The ideal weight for a carcass is between 280-350kg, he said, as at this weight the loin is the correct size to cut supermarket-sized steaks from. (see “Analysis: Why do carcass weights need to fall?”)

Analysis: Why do carcass weights need to fall?

Supermarkets have pivoted in recent years to selling steak at a fixed price of about £5 or lower, meaning their size has to be fixed.

This has caused an increase in demand for smaller steaks – a review of online supermarket offerings reveals typical sale weights of between 175-230g.

The problem with more small steaks is that a carcass in excess of about 350kg has a loin that is too big to cut the steak from without having to trim it – with offcuts reduced from a value of £15/kg back down to mince value of £4/kg.

The resulting higher proportion of lower-value meat on a large carcass is therefore behind the move by processors to penalise heavier animals.

With prices in freefall over the past two months, some farmers are likely to have little sympathy with this processor conundrum.

However, with the average beef carcass weight rising by 60kg to 380kg in the past 25 years, the gap between what farmers are producing and what the customer wants is getting further apart.

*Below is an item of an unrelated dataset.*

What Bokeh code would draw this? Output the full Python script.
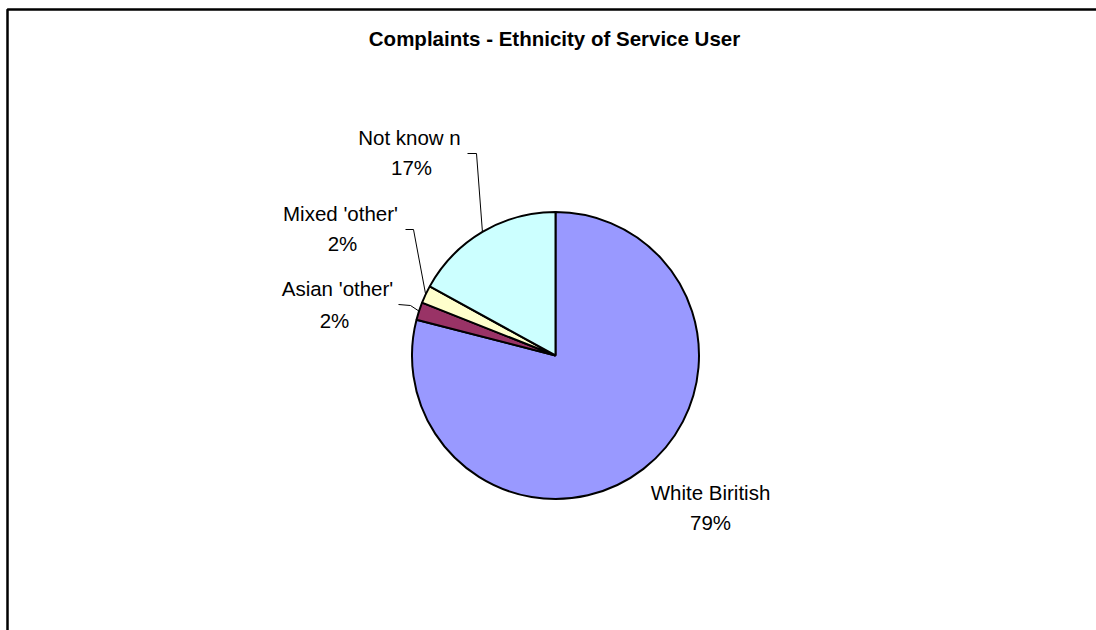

This issue is unlikely to go away.

However, he said he understood why farmers were trying to maximise their income by rearing animals right up to the weight limit.

The average slaughterweight across the UK currently stands at 350kg, according to AHDB data, with one-third of steers slaughtered above 400kg since January 2018.

 

A rise in average carcass weights of 6kg, as well as a lift in numbers slaughtered in the past two months, has been one of a number of factors that has contributed to the sharpest fall in the price of beef since 2014, said Will Jackson, AHDB senior strategy director for beef and lamb.

“This has been caused by more hard feed through last year’s drought, when forage was at a premium, and a mild winter, which has also had a knock-on effect of reduced finishing time,” he said.

Two-way street

Robert Neill, who finishes beef cattle in the Scottish borders, said farmers will have to get better at finishing cattle within spec, but processors need to hold up their side of the bargain by keeping waiting times low so cattle can go when they are ready.

However, the 2017 Farmers Weekly Farmer of the Year warned that if prices did not rise soon, he fears a lot of suckler beef producers will be leaving the industry within the next 12 months.

“I am not a negative person, but at the moment the industry is getting it with both barrels from everyone,” he said, pointing to constant hostility from climate change activists and the vegan lobby.

He said there needed to be much more proactive work to paint the industry in a positive light.